Our editors spend some time roaming the web looking for stuff cattle people and others in agriculture might find useful or entertaining.
Many of the best westerns have been based on the good ole boys chasing down the bad guys. Those nefarious fellas were generally involved in cattle rustling and nowadays it has resulted in a pretty hefty payday thanks to record high beef prices. Modern day criminals aren't just doing it to get rich; they're also funding other illegal activities like using meth. ABC News' Nightline went out with chief agent Jerry Flowers of the Oklahoma Department of Agriculture's law enforcement division and his posse to find two cattle thieves who weren't smart enough to use aliases like Breaking Bad's chemistry teacher turned meth dealer Walter White, aka Heisenberg.
Dairies and feedlots have a lot in common. Both operations feed cattle on a regular basis throughout the day. Both are trying to maximize production. But what happens to a dairy barn once it has outlived its use for cows? In Wisconsin, extension livestock facilities specialist David Kammel is recommending that those barn doors be opened up to the possibility of feeding steers. We think Kammel offers up some good food for thought to chew on including a crowding tub made out of an old Harvestore silo and a bunker silo repurposed as a windbreak.

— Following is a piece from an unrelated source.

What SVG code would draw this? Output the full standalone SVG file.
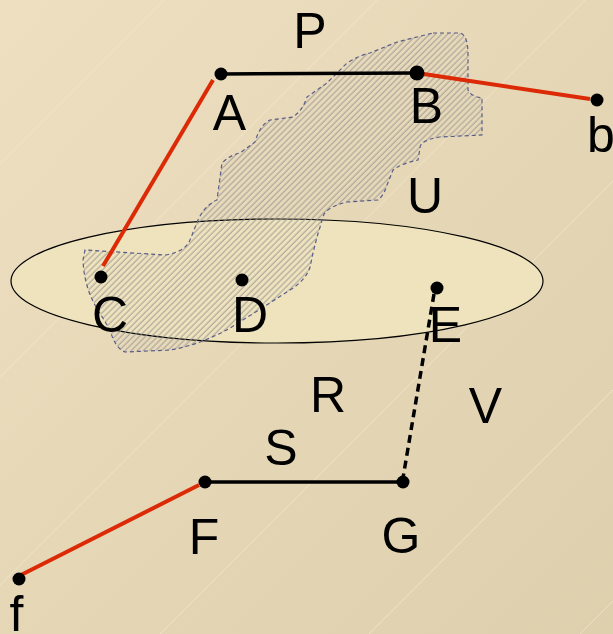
<svg xmlns="http://www.w3.org/2000/svg" width="613" height="634" viewBox="0 0 613 634">
<defs>
<linearGradient id="bg" x1="0" y1="0" x2="1" y2="1">
<stop offset="0" stop-color="#eddfc0"/>
<stop offset="1" stop-color="#ded0ad"/>
</linearGradient>
<pattern id="hatch" patternUnits="userSpaceOnUse" width="4.3" height="4.3" patternTransform="rotate(45)">
<line x1="1" y1="0" x2="1" y2="4.3" stroke="#9a9592" stroke-width="0.9"/>
</pattern>
<style>
.lbl{font-family:"Liberation Sans",Arial,sans-serif;font-size:50px;fill:#000;text-anchor:middle}
.dot{fill:#000}
.red{stroke:#dd2a06;stroke-width:4;fill:none;stroke-linecap:butt}
.blk{stroke:#000;stroke-width:3.5;fill:none}
.bgl{stroke:#f3e9d0;stroke-width:0.9;opacity:0.8}
</style>
</defs>
<rect width="613" height="634" fill="url(#bg)"/>
<g id="texture">
<line class="bgl" x1="0" y1="164" x2="164" y2="0"/>
<line class="bgl" x1="0" y1="377" x2="377" y2="0"/>
<line class="bgl" x1="0" y1="585" x2="585" y2="0"/>
<line class="bgl" x1="160" y1="634" x2="613" y2="181"/>
<line class="bgl" x1="369" y1="634" x2="613" y2="390"/>
<line class="bgl" x1="580" y1="634" x2="613" y2="601"/>
</g>
<g id="ellipse">
<ellipse cx="277" cy="281" rx="266" ry="62" fill="#eee3bd" stroke="#000" stroke-width="1.2"/>
</g>
<g id="region">
<path d="M433,33 L460,33 Q468,35 468,55 L468,90 Q470,96 482,98 L482,135 L440,137 Q420,140 420,148 L418,160 Q400,164 393,170 L387,185 Q384,195 378,200 L347,202 Q330,206 324,214 L317,237 L313,253 L310,267 Q306,280 290,290 L262,308 L230,328 Q200,345 170,350 L125,352 Q115,348 110,330 L95,305 Q84,285 83,260 L85,250 L165,255 Q185,252 190,240 L198,220 Q205,205 217,200 L222,163 Q230,155 240,153 L255,142 Q260,125 270,120 L293,117 Q303,110 307,97 L327,83 L347,63 Q360,55 370,53 L397,42 Z" fill="url(#hatch)" stroke="#5a5d88" stroke-width="1.2" stroke-dasharray="4 3"/>
</g>
<g id="connectors">
<line class="blk" x1="221" y1="74" x2="417" y2="73"/>
<line class="blk" x1="205" y1="482" x2="403" y2="482"/>
<line class="red" x1="213" y1="80" x2="103" y2="266"/>
<line class="red" x1="417" y1="73" x2="590" y2="99"/>
<line class="red" x1="199" y1="485" x2="19" y2="576"/>
<line x1="434" y1="294" x2="403" y2="478" stroke="#000" stroke-width="3.5" stroke-dasharray="8 5"/>
</g>
<g id="node-A"><circle class="dot" cx="221" cy="74" r="6.5"/><text class="lbl" x="229.5" y="130">A</text></g>
<g id="node-B"><circle class="dot" cx="417" cy="73" r="7.5"/><text class="lbl" x="426.5" y="123">B</text></g>
<g id="node-b"><circle class="dot" cx="597" cy="100" r="6.5"/><text class="lbl" x="587" y="152" style="text-anchor:start">b</text></g>
<g id="node-C"><circle class="dot" cx="101" cy="277" r="6.5"/><text class="lbl" x="110" y="332">C</text></g>
<g id="node-D"><circle class="dot" cx="242" cy="280" r="6.5"/><text class="lbl" x="250" y="332">D</text></g>
<g id="node-E"><circle class="dot" cx="437" cy="288" r="6.5"/><text class="lbl" x="445.5" y="342">E</text></g>
<g id="node-F"><circle class="dot" cx="205" cy="482" r="6.5"/><text class="lbl" x="204" y="554">F</text></g>
<g id="node-G"><circle class="dot" cx="403" cy="482" r="6.5"/><text class="lbl" x="401" y="553">G</text></g>
<g id="node-f"><circle class="dot" cx="19" cy="579" r="6.5"/><text class="lbl" x="9.5" y="631" style="text-anchor:start">f</text></g>
<g id="label-P"><text class="lbl" x="310" y="48">P</text></g>
<g id="label-U"><text class="lbl" x="425" y="213">U</text></g>
<g id="label-R"><text class="lbl" x="328" y="412">R</text></g>
<g id="label-S"><text class="lbl" x="281" y="465">S</text></g>
<g id="label-V"><text class="lbl" x="485.5" y="423">V</text></g>
</svg>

Cattle have a lot of different job titles across the world. Bucking bulls are athletes. Oxen used as draft animals can be seen as farmers. The Hindu religion views cows as sacred, so priest might be a good fit too. Firefighter could soon be added to that list of job qualifications thanks to an experiment being performed in Australia. Cattle will be grazed in the high country of Victoria on government land and the study will see if there is an impact on fuel loads to reduce bush fires.
Compared to this time last year feeder profits are looking outstanding. Cattle lost feedlots $54 per head a year ago, now they're making $233 off each calf. What a difference a year makes.
But just last week feeders were making $50 per head more at nearly $285, almost twice what they made the previous month.